- _WRITTEN PROBLEM_: Give every line back verbatim, dropping all images.

- _RAW DATA_:
****************************************

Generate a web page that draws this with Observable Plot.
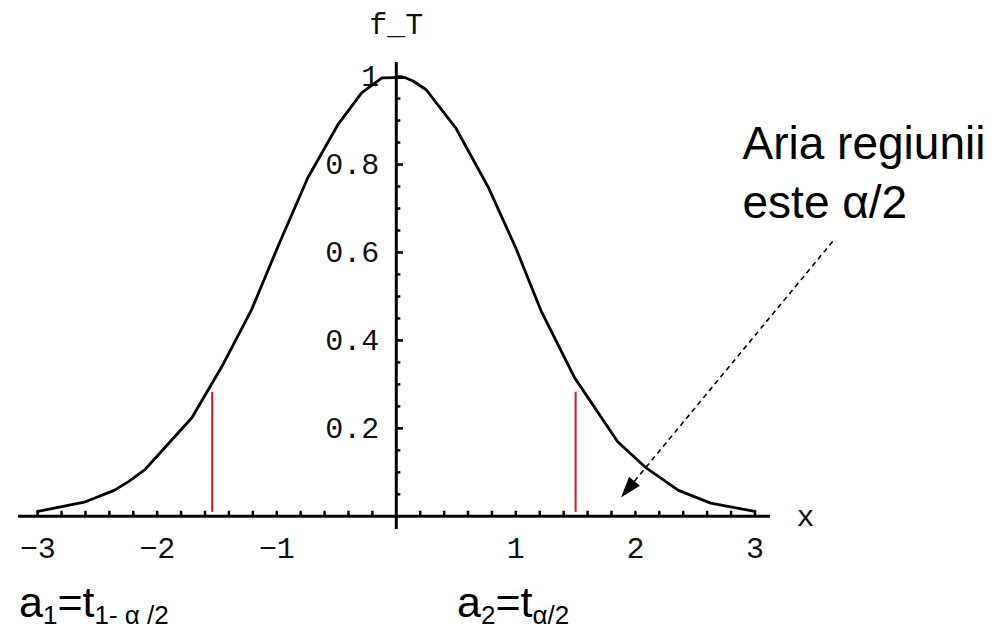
<!DOCTYPE html>
<html>
<head>
<meta charset="utf-8">
<script src="https://cdn.jsdelivr.net/npm/d3@7"></script>
<script src="https://cdn.jsdelivr.net/npm/@observablehq/plot@0.6"></script>
<style>
  body { margin: 0; background: #fff; }
  #wrap { position: relative; width: 1000px; height: 629px; overflow: hidden; }
  .lab { position: absolute; font-family: "Liberation Sans", Arial, sans-serif; font-size: 43px; line-height: 40px; color: #000; white-space: nowrap; }
  .lab sub { font-size: 26px; vertical-align: -7px; line-height: 0; }
</style>
</head>
<body>
<div id="wrap">
  <div id="chart"></div>
  <div class="lab" style="left:19px; top:582px;">a<sub>1</sub>=t<sub>1- α /2</sub></div>
  <div class="lab" style="left:457px; top:582px;">a<sub>2</sub>=t<sub>α/2</sub></div>
</div>
<script>
// Curve vertices
const curveX = [-3.0, -2.61, -2.36, -2.24, -2.10, -1.99, -1.71, -1.46, -1.21, -0.98, -0.74, -0.49, -0.29, -0.12, 0.07, 0.14, 0.25, 0.50, 0.77, 1.00, 1.21, 1.49, 1.85, 2.09, 2.36, 2.63, 3.0];
const curveY = [0.011, 0.032, 0.059, 0.079, 0.107, 0.140, 0.224, 0.340, 0.470, 0.620, 0.770, 0.890, 0.963, 0.997, 0.998, 0.990, 0.970, 0.882, 0.748, 0.610, 0.468, 0.316, 0.170, 0.110, 0.059, 0.030, 0.011];

// Critical values (red lines)
const critX = [-1.54, 1.50];
const critTop = 0.282;

// Tick labels
const xTickVals = [-3, -2, -1, 1, 2, 3];
const xTickLabels = ["\u22123", "\u22122", "\u22121", "1", "2", "3"];
const yTickVals = [0.2, 0.4, 0.6, 0.8, 1];
const yTickLabels = ["0.2", "0.4", "0.6", "0.8", "1"];
const xMinor = d3.range(-30, 31, 2).filter(v => v !== 0).map(v => v / 10);
const yMinor = d3.range(1, 21).map(v => v / 20).filter(v => Math.round(v * 100) % 20 !== 0);

// Annotation
const annText = "Aria regiunii\neste \u03b1/2";
const annPos = [2.896, 0.788];
const arrowFrom = [3.65, 0.625];
const arrowTo = [1.88, 0.043];

const curve = curveX.map((x, i) => ({x, y: curveY[i]}));

const arrowHead = {
  draw(context) {
    context.moveTo(0, 0);
    context.lineTo(-7, 21);
    context.lineTo(7, 21);
    context.closePath();
  }
};

const mono = "'Liberation Mono', 'Courier New', monospace";
const xTickLen = 0.0115;
const yMajLen = 0.06, yMinLen = 0.038;

const plot = Plot.plot({
  width: 1000,
  height: 570,
  marginLeft: 18,
  marginRight: 230,
  marginTop: 62,
  marginBottom: 41,
  x: {domain: [-3.16, 3.13], axis: null},
  y: {domain: [-0.03, 1.032], axis: null},
  marks: [
    // axes
    Plot.ruleY([0], {x1: -3.16, x2: 3.13, stroke: "black", strokeWidth: 3}),
    Plot.ruleX([0], {y1: -0.03, y2: 1.032, stroke: "black", strokeWidth: 3}),
    // x ticks
    Plot.ruleX(xMinor, {x: d => d, y1: 0, y2: xTickLen, stroke: "black", strokeWidth: 2.5}),
    // y ticks
    Plot.ruleY(yTickVals, {y: d => d, x1: 0, x2: yMajLen, stroke: "black", strokeWidth: 2.5}),
    Plot.ruleY(yMinor, {y: d => d, x1: 0, x2: yMinLen, stroke: "black", strokeWidth: 2.5}),
    // tick labels
    Plot.text(xTickVals, {x: d => d, y: 0, text: (d, i) => xTickLabels[i], dy: 32, lineAnchor: "middle", textAnchor: "middle", fontFamily: mono, fontSize: 30, fill: "#111"}),
    Plot.text(yTickVals, {x: 0, y: d => d, text: (d, i) => yTickLabels[i], dx: -17, lineAnchor: "middle", textAnchor: "end", fontFamily: mono, fontSize: 30, fill: "#111"}),
    // axis labels
    Plot.text(["f_T"], {x: 0, y: 1.032, text: d => d, dy: -29, textAnchor: "middle", lineAnchor: "bottom", fontFamily: mono, fontSize: 30, fill: "#111"}),
    Plot.text(["x"], {x: 3.13, y: 0, text: d => d, dx: 35, lineAnchor: "middle", textAnchor: "middle", fontFamily: mono, fontSize: 30, fill: "#111"}),
    // curve
    Plot.line(curve, {x: "x", y: "y", stroke: "black", strokeWidth: 2.8, strokeLinejoin: "round"}),
    // red critical lines
    Plot.ruleX(critX, {x: d => d, y1: 0.009, y2: critTop, stroke: "#d71414", strokeWidth: 2}),
    // arrow
    Plot.link([0], {x1: arrowFrom[0], y1: arrowFrom[1], x2: arrowTo[0], y2: arrowTo[1], stroke: "black", strokeWidth: 1.6, strokeDasharray: "5,4"}),
    Plot.dot([0], {x: arrowTo[0], y: arrowTo[1], symbol: arrowHead, fill: "black", stroke: "none", rotate: 219.6, r: 5}),
    // annotation text
    Plot.text([annText], {x: annPos[0], y: annPos[1], text: d => d, textAnchor: "start", lineAnchor: "middle", lineHeight: 1.283, fontFamily: "'Liberation Sans', Arial, sans-serif", fontSize: 46, fill: "black"})
  ]
});
document.getElementById("chart").appendChild(plot);
</script>
</body>
</html>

****************************************

- _SOLUTION FOR THIS TASK_:
Generate a web page that draws this with Observable Plot.
<!DOCTYPE html>
<html>
<head>
<meta charset="utf-8">
<script src="https://cdn.jsdelivr.net/npm/d3@7"></script>
<script src="https://cdn.jsdelivr.net/npm/@observablehq/plot@0.6"></script>
<style>
  body { margin: 0; background: #fff; }
  #wrap { position: relative; width: 1000px; height: 629px; overflow: hidden; }
  .lab { position: absolute; font-family: "Liberation Sans", Arial, sans-serif; font-size: 43px; line-height: 40px; color: #000; white-space: nowrap; }
  .lab sub { font-size: 26px; vertical-align: -7px; line-height: 0; }
</style>
</head>
<body>
<div id="wrap">
  <div id="chart"></div>
  <div class="lab" style="left:19px; top:582px;">a<sub>1</sub>=t<sub>1- α /2</sub></div>
  <div class="lab" style="left:457px; top:582px;">a<sub>2</sub>=t<sub>α/2</sub></div>
</div>
<script>
// Curve vertices
const curveX = [-3.0, -2.61, -2.36, -2.24, -2.10, -1.99, -1.71, -1.46, -1.21, -0.98, -0.74, -0.49, -0.29, -0.12, 0.07, 0.14, 0.25, 0.50, 0.77, 1.00, 1.21, 1.49, 1.85, 2.09, 2.36, 2.63, 3.0];
const curveY = [0.011, 0.032, 0.059, 0.079, 0.107, 0.140, 0.224, 0.340, 0.470, 0.620, 0.770, 0.890, 0.963, 0.997, 0.998, 0.990, 0.970, 0.882, 0.748, 0.610, 0.468, 0.316, 0.170, 0.110, 0.059, 0.030, 0.011];

// Critical values (red lines)
const critX = [-1.54, 1.50];
const critTop = 0.282;

// Tick labels
const xTickVals = [-3, -2, -1, 1, 2, 3];
const xTickLabels = ["\u22123", "\u22122", "\u22121", "1", "2", "3"];
const yTickVals = [0.2, 0.4, 0.6, 0.8, 1];
const yTickLabels = ["0.2", "0.4", "0.6", "0.8", "1"];
const xMinor = d3.range(-30, 31, 2).filter(v => v !== 0).map(v => v / 10);
const yMinor = d3.range(1, 21).map(v => v / 20).filter(v => Math.round(v * 100) % 20 !== 0);

// Annotation
const annText = "Aria regiunii\neste \u03b1/2";
const annPos = [2.896, 0.788];
const arrowFrom = [3.65, 0.625];
const arrowTo = [1.88, 0.043];

const curve = curveX.map((x, i) => ({x, y: curveY[i]}));

const arrowHead = {
  draw(context) {
    context.moveTo(0, 0);
    context.lineTo(-7, 21);
    context.lineTo(7, 21);
    context.closePath();
  }
};

const mono = "'Liberation Mono', 'Courier New', monospace";
const xTickLen = 0.0115;
const yMajLen = 0.06, yMinLen = 0.038;

const plot = Plot.plot({
  width: 1000,
  height: 570,
  marginLeft: 18,
  marginRight: 230,
  marginTop: 62,
  marginBottom: 41,
  x: {domain: [-3.16, 3.13], axis: null},
  y: {domain: [-0.03, 1.032], axis: null},
  marks: [
    // axes
    Plot.ruleY([0], {x1: -3.16, x2: 3.13, stroke: "black", strokeWidth: 3}),
    Plot.ruleX([0], {y1: -0.03, y2: 1.032, stroke: "black", strokeWidth: 3}),
    // x ticks
    Plot.ruleX(xMinor, {x: d => d, y1: 0, y2: xTickLen, stroke: "black", strokeWidth: 2.5}),
    // y ticks
    Plot.ruleY(yTickVals, {y: d => d, x1: 0, x2: yMajLen, stroke: "black", strokeWidth: 2.5}),
    Plot.ruleY(yMinor, {y: d => d, x1: 0, x2: yMinLen, stroke: "black", strokeWidth: 2.5}),
    // tick labels
    Plot.text(xTickVals, {x: d => d, y: 0, text: (d, i) => xTickLabels[i], dy: 32, lineAnchor: "middle", textAnchor: "middle", fontFamily: mono, fontSize: 30, fill: "#111"}),
    Plot.text(yTickVals, {x: 0, y: d => d, text: (d, i) => yTickLabels[i], dx: -17, lineAnchor: "middle", textAnchor: "end", fontFamily: mono, fontSize: 30, fill: "#111"}),
    // axis labels
    Plot.text(["f_T"], {x: 0, y: 1.032, text: d => d, dy: -29, textAnchor: "middle", lineAnchor: "bottom", fontFamily: mono, fontSize: 30, fill: "#111"}),
    Plot.text(["x"], {x: 3.13, y: 0, text: d => d, dx: 35, lineAnchor: "middle", textAnchor: "middle", fontFamily: mono, fontSize: 30, fill: "#111"}),
    // curve
    Plot.line(curve, {x: "x", y: "y", stroke: "black", strokeWidth: 2.8, strokeLinejoin: "round"}),
    // red critical lines
    Plot.ruleX(critX, {x: d => d, y1: 0.009, y2: critTop, stroke: "#d71414", strokeWidth: 2}),
    // arrow
    Plot.link([0], {x1: arrowFrom[0], y1: arrowFrom[1], x2: arrowTo[0], y2: arrowTo[1], stroke: "black", strokeWidth: 1.6, strokeDasharray: "5,4"}),
    Plot.dot([0], {x: arrowTo[0], y: arrowTo[1], symbol: arrowHead, fill: "black", stroke: "none", rotate: 219.6, r: 5}),
    // annotation text
    Plot.text([annText], {x: annPos[0], y: annPos[1], text: d => d, textAnchor: "start", lineAnchor: "middle", lineHeight: 1.283, fontFamily: "'Liberation Sans', Arial, sans-serif", fontSize: 46, fill: "black"})
  ]
});
document.getElementById("chart").appendChild(plot);
</script>
</body>
</html>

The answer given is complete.